A protector’s work is a daily affair and they are in constant interaction with the principal. This means that they should get along well to avoid any conflicts and misunderstanding. Technology will also enable the protector to work various security devices such as surveillance systems and figure out encrypted messages and different codes. The unit will be taught about different technology and commonly used codes. They will be taught how different surveillance systems work, and how to collect and record information to include in their principal’s profile. This will be an intensive course and only those who pass it will be qualified.

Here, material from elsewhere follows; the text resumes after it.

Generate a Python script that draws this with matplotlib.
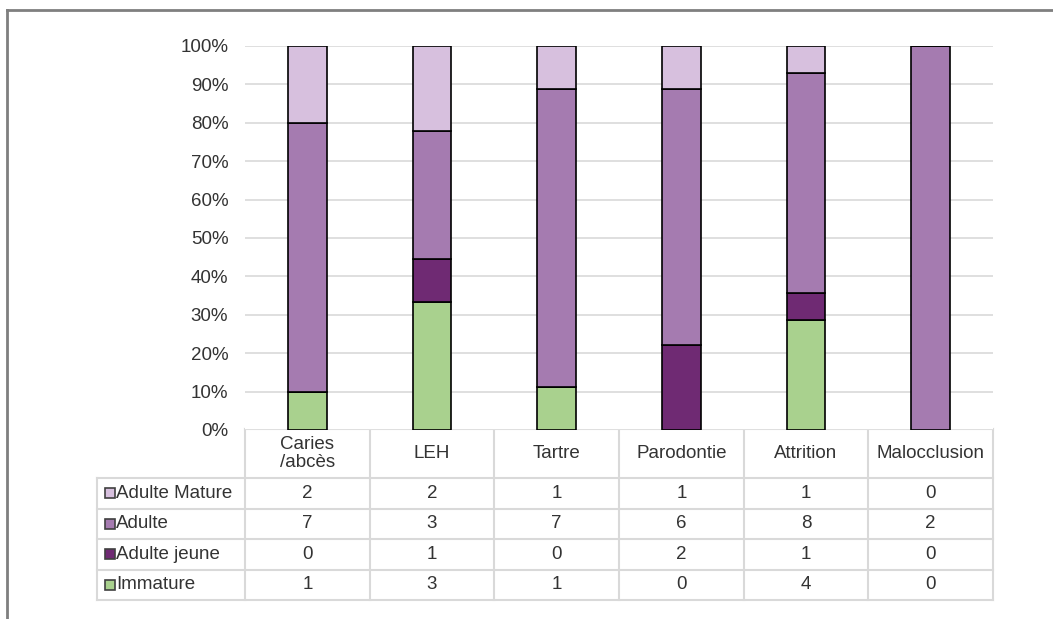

Not everyone in the field of training personal protectors have the necessary resources or the needed knowledge to train protectors effectively. It is therefore important to choose a training facility, which has all the necessary equipment and resources required. In many cases, trainers concentrate on training protectors defensive techniques while leaving out protocol and ethics. What they fail to realize is that there are few opportunities where protectors have to show their combat skills and their firearms expertise. On the other hand, the protectors spend a lot of time with their principals and the principals judge them by how they behave. No principal want to be embarrassed or lose an opportunity because of his or her protector. Many protectors have lost their jobs and positions because they failed to behave properly or they let out information that they were not supposed to.

 

 

References

Executive Protection Institute (2011). EPI courses. Retrieved from http://www.personalprotection.com/courses.cfm

Holder, P., & Hawley, L. D. (1997). The executive protection professional’s guide. Oxford, UK: Butterworth-Heinemann

Hunsicker, A. (2010). Advanced skills in executive protection. Boca Raton, FL: Universal-Publishers.

International Foundation for Protection Officers. (2003). Protection officer training manual. Philadelphia, PA: Elsevier.